Ambiguities continue to prevail
The decision of the AAR in Airports Authority of India has virtually turned back the wheels of time. It has surprisingly ignored the jurisprudence developed over a series of cases beginning with the decision of the Special Bench of the Delhi Tribunal in the case of Motorola Inc. v. DCIT7 wherein Courts have differentiated a sale of a copyrighted article from a transfer of the underlying copyright8. These cases have categorically held that receipts from an ordinary sale of software not involving a transfer of copyrights would be classified as business profits.
In addition to this, the decision of the AAR suffers from several glaring infirmities. The AAR had merely looked at the superficial terms of the contract instead of considering the real nature of the transaction in its industry-specific context. It failed to appreciate that the standard industry practice of transferring software is by way of a licence which specifies the terms of usage but does not transfer any right in the copyrights that subsist in the software.
Many Indian Courts have relied on the OECD Commentaries9 as well as the decision in Tata Consultancy Services while determining the taxability of e-commerce transactions. The Andhra Pradesh High Court observed that by virtue of the adoption of the OECD model treaties by various countries, a new area of genuine ‘international tax law’ is in the process of developing10. Moreover, ever since India had been appointed as an observer country to the OECD Committee on Fiscal Affairs, it has been playing an increasingly proactive role in various deliberations in the arena of international taxation. India’s reservations to specific clauses of the OECD commentaries have also been included in the 2008 update to the model convention.
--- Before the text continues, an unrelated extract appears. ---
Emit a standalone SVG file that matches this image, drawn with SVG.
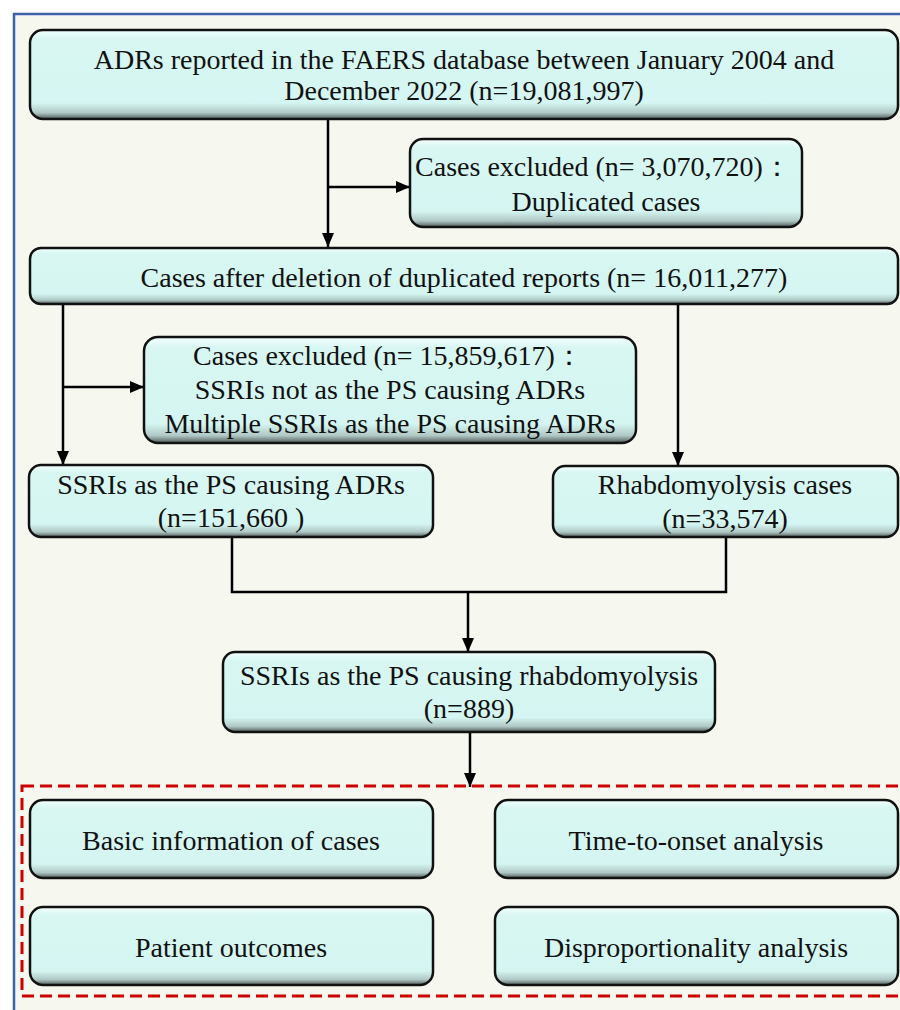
<svg xmlns="http://www.w3.org/2000/svg" width="900" height="1010" viewBox="0 0 900 1010">
<defs>
<linearGradient id="boxfill" x1="0" y1="0" x2="0" y2="1">
<stop offset="0" stop-color="#f4fffe"/>
<stop offset="0.1" stop-color="#d8f7f3"/>
<stop offset="0.82" stop-color="#d4f5f1"/>
<stop offset="0.93" stop-color="#b0c8c5"/>
<stop offset="1" stop-color="#4f5a59"/>
</linearGradient>
<marker id="arrow" viewBox="0 0 14 12" refX="14" refY="6" markerWidth="14" markerHeight="12" markerUnits="userSpaceOnUse" orient="auto">
<path d="M0,0 L14,6 L0,12 Z" fill="#000"/>
</marker>
</defs>
<style>
.box{fill:url(#boxfill);stroke:#111;stroke-width:2.5}
.t{font-family:"Liberation Serif","Times New Roman",serif;font-size:28px;fill:#111;text-anchor:middle}
.c{fill:none;stroke:#000;stroke-width:2.5}
</style>
<rect x="0" y="0" width="900" height="1010" fill="#ffffff"/>
<rect x="14" y="14" width="890" height="1000" fill="#f6f8ef"/>
<path d="M14,1010 L14,14 L900,14" fill="none" stroke="#3e60a8" stroke-width="2.5"/>
<rect x="22" y="786" width="882" height="210" fill="none" stroke="#cc0000" stroke-width="3" stroke-dasharray="12,6"/>

<g id="connectors">
<line class="c" x1="328" y1="119" x2="328" y2="247" marker-end="url(#arrow)"/>
<line class="c" x1="328" y1="187" x2="410" y2="187" marker-end="url(#arrow)"/>
<line class="c" x1="63" y1="304" x2="63" y2="465" marker-end="url(#arrow)"/>
<line class="c" x1="63" y1="387" x2="144" y2="387" marker-end="url(#arrow)"/>
<line class="c" x1="678" y1="304" x2="678" y2="466" marker-end="url(#arrow)"/>
<polyline class="c" points="232,537 232,592 726,592 726,537"/>
<line class="c" x1="468" y1="592" x2="468" y2="652" marker-end="url(#arrow)"/>
<line class="c" x1="470" y1="732" x2="470" y2="787" marker-end="url(#arrow)"/>
</g>

<g id="n1">
<rect class="box" x="30" y="30" width="868" height="89" rx="13"/>
<text class="t" x="464" y="69">ADRs reported in the FAERS database between January 2004 and</text>
<text class="t" x="464" y="100">December 2022 (n=19,081,997)</text>
</g>
<g id="n2">
<rect class="box" x="410" y="139" width="392" height="88" rx="13"/>
<text class="t" x="603" y="176">Cases excluded (n= 3,070,720)：</text>
<text class="t" x="606" y="211">Duplicated cases</text>
</g>
<g id="n3">
<rect class="box" x="30" y="248" width="868" height="56" rx="11"/>
<text class="t" x="464" y="287">Cases after deletion of duplicated reports (n= 16,011,277)</text>
</g>
<g id="n4">
<rect class="box" x="144" y="337" width="492" height="106" rx="14"/>
<text class="t" x="388" y="365">Cases excluded (n= 15,859,617)：</text>
<text class="t" x="390" y="399">SSRIs not as the PS causing ADRs</text>
<text class="t" x="390" y="433">Multiple SSRIs as the PS causing ADRs</text>
</g>
<g id="n5">
<rect class="box" x="29" y="465" width="404" height="72" rx="12"/>
<text class="t" x="231" y="494">SSRIs as the PS causing ADRs</text>
<text class="t" x="231" y="527">(n=151,660 )</text>
</g>
<g id="n6">
<rect class="box" x="553" y="466" width="345" height="71" rx="12"/>
<text class="t" x="725" y="494">Rhabdomyolysis cases</text>
<text class="t" x="725" y="528">(n=33,574)</text>
</g>
<g id="n7">
<rect class="box" x="223" y="652" width="492" height="80" rx="12"/>
<text class="t" x="469" y="685">SSRIs as the PS causing rhabdomyolysis</text>
<text class="t" x="469" y="718">(n=889)</text>
</g>
<g id="n8">
<rect class="box" x="30" y="800" width="403" height="78" rx="13"/>
<text class="t" x="231" y="850">Basic information of cases</text>
</g>
<g id="n9">
<rect class="box" x="495" y="800" width="403" height="78" rx="13"/>
<text class="t" x="696" y="850">Time-to-onset analysis</text>
</g>
<g id="n10">
<rect class="box" x="30" y="907" width="403" height="78" rx="13"/>
<text class="t" x="231" y="957">Patient outcomes</text>
</g>
<g id="n11">
<rect class="box" x="495" y="907" width="403" height="78" rx="13"/>
<text class="t" x="696" y="957">Disproportionality analysis</text>
</g>
</svg>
The AAR’s premature rejection of the OECD Commentaries as a tool of interpretation is therefore not in line with the prevailing view in India. There have also been several cases where the income tax department has ignored the principles laid down by the OECD. In fact, in a recent order in the case of Microsoft11, the Commissioner of Income tax (Appeals) took the view that OECD Commentaries are not relevant since India is not an OECD member.
It is evident that the income tax department seems to be unable to appreciate the inherent dynamics of e-commerce transactions and has consequently developed a penchant for relying on generalised principles of income characterisation that have no connection with industry accepted standards. The present situation is clearly reflective of the double standards adopted by the government. On one hand the government acknowledges the contribution of the IT industry to the economy and on the other hand it fosters a tax regime that stifles cross-border e-commerce transactions. In fact, similar ambiguities exist even in the context of indirect taxation of software.
The exponential growth of the internet and the blurring of conventional borders thanks to seamless connectivity, has entirely transformed the face of trade and commerce. The strength of the IT wave greatly depends on the extent to which the regulatory framework manages to preserve some of the core attributes of the sector which include borderless trade, low transaction costs and high value generation. Judicial pronouncements that fail to appreciate the ground-level realties of e-commerce can have a negative impact on cross-border trade and investment.
The time now seems to be ripe for the Supreme Court to step in as it did in Azadi Bachao Andolan12 to put an end to the ambiguities plaguing the taxation of e-commerce.